Les deux principales métaphores utilisées dans ce texte, celle de l'esprit boiteux et celle de la lumière pour la vérité, ne semblent pas référer à la même nature de pensée. L'esprit boiteux évoque un processus mental, une certaine durée, de même pour le mal de tête, bien que celui-ci soit limité dans le temps. On est donc dans le raisonnement, la logique, la démonstration. Dans la deuxième partie au contraire, la métaphore de la lumière sous-entend l'immédiateté, l'intuition, la vérité pressentie. C'est compréhensible qu'il y ait ce "décrochage" entre la première et la deuxième partie, car comme vu précédemment, le doute ne peut porter sur la science exacte qu'est la logique, mais porte plus généralement sur l'intuition. Il semblerait donc que Pascal nous incite à avoir le courage de nous servir de nos propres intuitions.

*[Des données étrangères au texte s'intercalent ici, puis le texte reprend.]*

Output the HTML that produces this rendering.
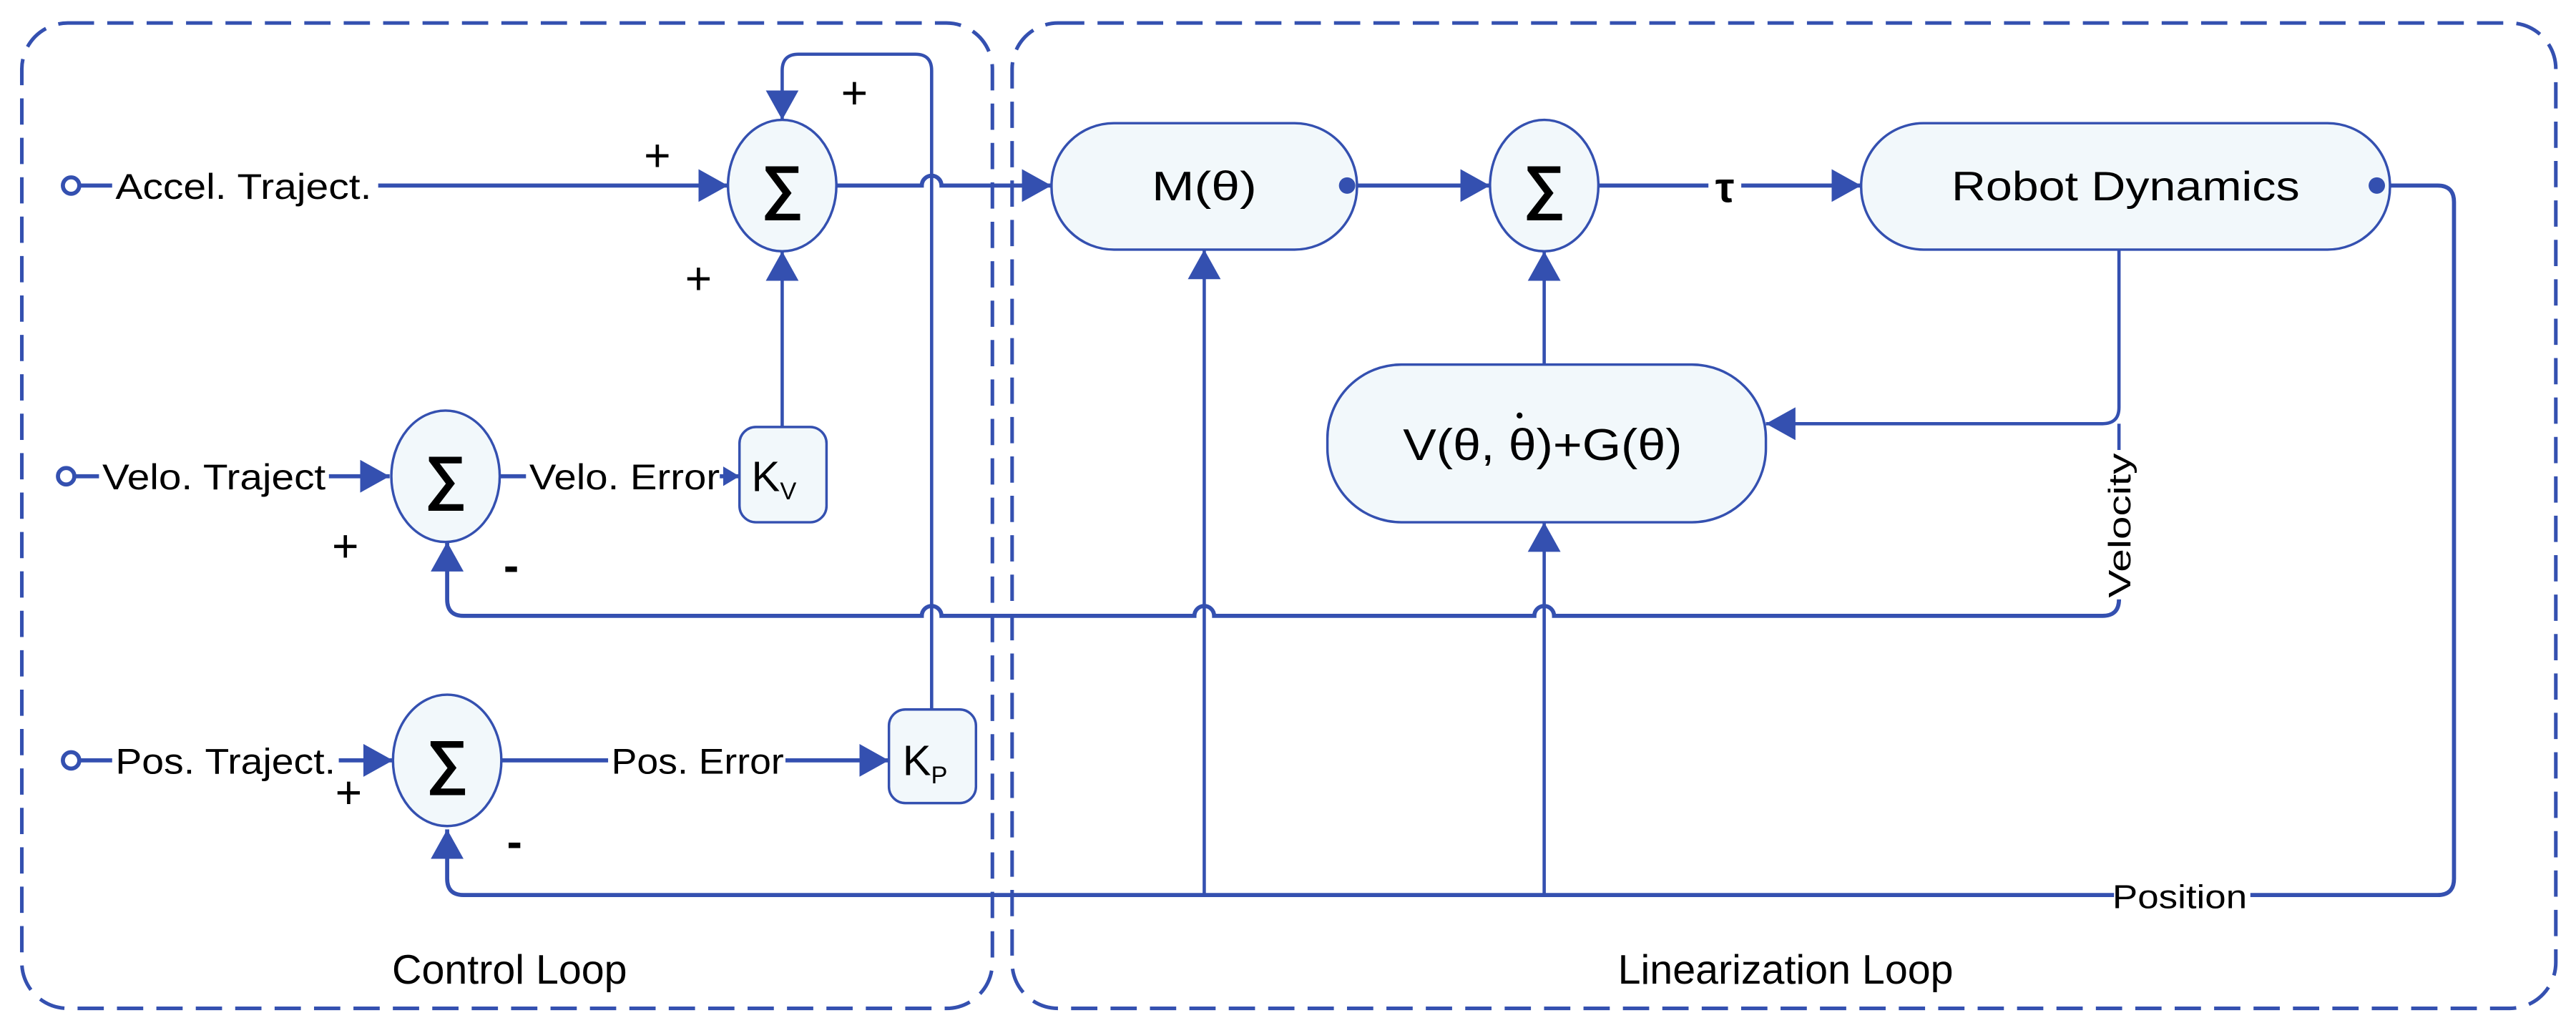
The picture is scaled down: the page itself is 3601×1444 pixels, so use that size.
<!DOCTYPE html>
<html><head><meta charset="utf-8"><style>html,body{margin:0;padding:0;background:#fff}svg{display:block}</style></head>
<body>
<svg width="3601" height="1444" viewBox="0 0 1568 629" xmlns="http://www.w3.org/2000/svg" font-family="Liberation Sans, sans-serif">
<defs>
<marker id="a" markerWidth="10" markerHeight="12" refX="10" refY="6" orient="auto" markerUnits="userSpaceOnUse">
<path d="M0,0 L10,6 L0,12 Z" fill="#3450B0"/></marker>
<marker id="A" markerWidth="18" markerHeight="20" refX="18" refY="10" orient="auto" markerUnits="userSpaceOnUse">
<path d="M0,0 L18,10 L0,20 Z" fill="#3450B0"/></marker>
</defs>
<g fill="none" stroke="#3450B0" stroke-width="2.2" stroke-dasharray="16,8">
<rect x="13" y="14" width="591" height="600" rx="28"/>
<rect x="616" y="14" width="940" height="600" rx="28"/>
</g>
<g fill="none" stroke="#3450B0" stroke-width="2.5">
<line x1="48" y1="113" x2="68" y2="113"/>
<line x1="230" y1="113" x2="443" y2="113" marker-end="url(#A)"/>
<path d="M509,113 H561 a6,6 0 0 1 12,0 H640" marker-end="url(#A)"/>
<path d="M567,432 V43 q0,-10 -10,-10 H486 q-10,0 -10,10 V73" stroke-width="2" marker-end="url(#A)"/>
<line x1="476" y1="260" x2="476" y2="153" stroke-width="2" marker-end="url(#A)"/>
<line x1="820" y1="113" x2="907" y2="113" marker-end="url(#A)"/>
<line x1="973" y1="113" x2="1040" y2="113"/>
<line x1="1060" y1="113" x2="1133" y2="113" marker-end="url(#A)"/>
<line x1="940" y1="222" x2="940" y2="153" stroke-width="2" marker-end="url(#A)"/>
<path d="M1447,113 H1484 q10,0 10,10 V535 q0,10 -10,10 H1370"/>
<path d="M1287,545 H282 q-10,0 -10,-10 V505" marker-end="url(#A)"/>
<path d="M733,545 V152" stroke-width="2" marker-end="url(#A)"/>
<path d="M940,545 V318" stroke-width="2" marker-end="url(#A)"/>
<path d="M1290,152 V248 q0,10 -10,10 H1075" stroke-width="2" marker-end="url(#A)"/>
<path d="M1290,258 V274" stroke-width="2"/>
<path d="M1290,366 V365 q0,10 -10,10 H946 a6,6 0 0 0 -12,0 H739 a6,6 0 0 0 -12,0 H573 a6,6 0 0 0 -12,0 H282 q-10,0 -10,-10 V330" marker-end="url(#A)"/>
<line x1="45" y1="290" x2="60" y2="290"/>
<line x1="200" y1="290" x2="237" y2="290" marker-end="url(#A)"/>
<line x1="304" y1="290" x2="320" y2="290"/>
<line x1="438" y1="290" x2="450" y2="290" marker-end="url(#a)"/>
<line x1="48" y1="463" x2="68" y2="463"/>
<line x1="206" y1="463" x2="239" y2="463" marker-end="url(#A)"/>
<line x1="305" y1="463" x2="370" y2="463"/>
<line x1="478" y1="463" x2="541" y2="463" marker-end="url(#A)"/>
</g>
<g fill="#fff" stroke="#3450B0" stroke-width="2.5">
<circle cx="43" cy="113" r="5"/><circle cx="40" cy="290" r="5"/><circle cx="43" cy="463" r="5"/>
</g>
<g fill="#F2F8FB" stroke="#3450B0" stroke-width="1.5">
<ellipse cx="476" cy="113" rx="33" ry="40"/>
<ellipse cx="940" cy="113" rx="33" ry="40"/>
<ellipse cx="271" cy="290" rx="33" ry="40"/>
<ellipse cx="272" cy="463" rx="33" ry="40"/>
<rect x="640" y="75" width="186" height="77" rx="38"/>
<rect x="1133" y="75" width="322" height="77" rx="38"/>
<rect x="808" y="222" width="267" height="96" rx="45"/>
<rect x="450" y="260" width="53" height="58" rx="10"/>
<rect x="541" y="432" width="53" height="57" rx="10"/>
</g>
<g fill="#3450B0"><circle cx="820" cy="113" r="5"/><circle cx="1447" cy="113" r="5"/></g>
<g fill="#000" font-size="22">
<text x="70" y="121" textLength="156" lengthAdjust="spacingAndGlyphs">Accel. Traject.</text>
<text x="62" y="298" textLength="136" lengthAdjust="spacingAndGlyphs">Velo. Traject</text>
<text x="70" y="471" textLength="134" lengthAdjust="spacingAndGlyphs">Pos. Traject.</text>
<text x="322" y="298" textLength="116" lengthAdjust="spacingAndGlyphs">Velo. Error</text>
<text x="372" y="471" textLength="105" lengthAdjust="spacingAndGlyphs">Pos. Error</text>
<text x="1327" y="553" text-anchor="middle" font-size="20" textLength="82" lengthAdjust="spacingAndGlyphs">Position</text>
<text transform="translate(1297,320) rotate(-90)" text-anchor="middle" font-size="19" textLength="88" lengthAdjust="spacingAndGlyphs">Velocity</text>
</g>
<g fill="#000" font-size="36" text-anchor="middle" font-weight="bold">
<text x="476" y="126">∑</text><text x="940" y="126">∑</text>
<text x="271" y="303">∑</text><text x="272" y="476">∑</text>
</g>
<g fill="#000" font-size="25" text-anchor="middle">
<text x="733" y="122" textLength="64" lengthAdjust="spacingAndGlyphs">M(θ)</text>
<text x="1294" y="122" textLength="212" lengthAdjust="spacingAndGlyphs">Robot Dynamics</text>
<text x="854" y="280" text-anchor="start" font-size="27" textLength="170" lengthAdjust="spacingAndGlyphs">V(θ, θ)+G(θ)</text>
<text x="1050" y="123" font-size="26" font-weight="bold">τ</text>
<text x="471" y="299" font-size="26">K<tspan font-size="15" dy="5">V</tspan></text>
<text x="563" y="472" font-size="26">K<tspan font-size="15" dy="5">P</tspan></text>
<text x="310" y="599" font-size="25">Control Loop</text>
<text x="1087" y="599" font-size="25">Linearization Loop</text>
</g>
<circle cx="925" cy="253" r="1.8" fill="#000"/>
<g fill="#000" font-size="28" text-anchor="middle">
<text x="400" y="104">+</text><text x="425" y="179">+</text><text x="520" y="66">+</text>
<text x="210" y="342">+</text><text x="212" y="492">+</text>
<text x="311" y="354" font-weight="bold">-</text><text x="313" y="522" font-weight="bold">-</text>
</g>
</svg>
</body></html>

Pascal, à travers la métaphore de l'"esprit boiteux", envoie un message aux penseurs: l'irritation, voire la colère s'expliquent par les conflits d'opinions ou d'interprétations, et sont partie intégrante de la pensée. Néanmoins, malgré cette conclusion plutôt pessimiste, il nous rappelle que la pensée ne doit pas se laisser réfréner par l'incertitude qu'elle suppose. Ainsi ce texte traite-t-il moins de la remise en question de notre raisonnement et de la logique que de la confiance dans nos intuitions, nos "lumières".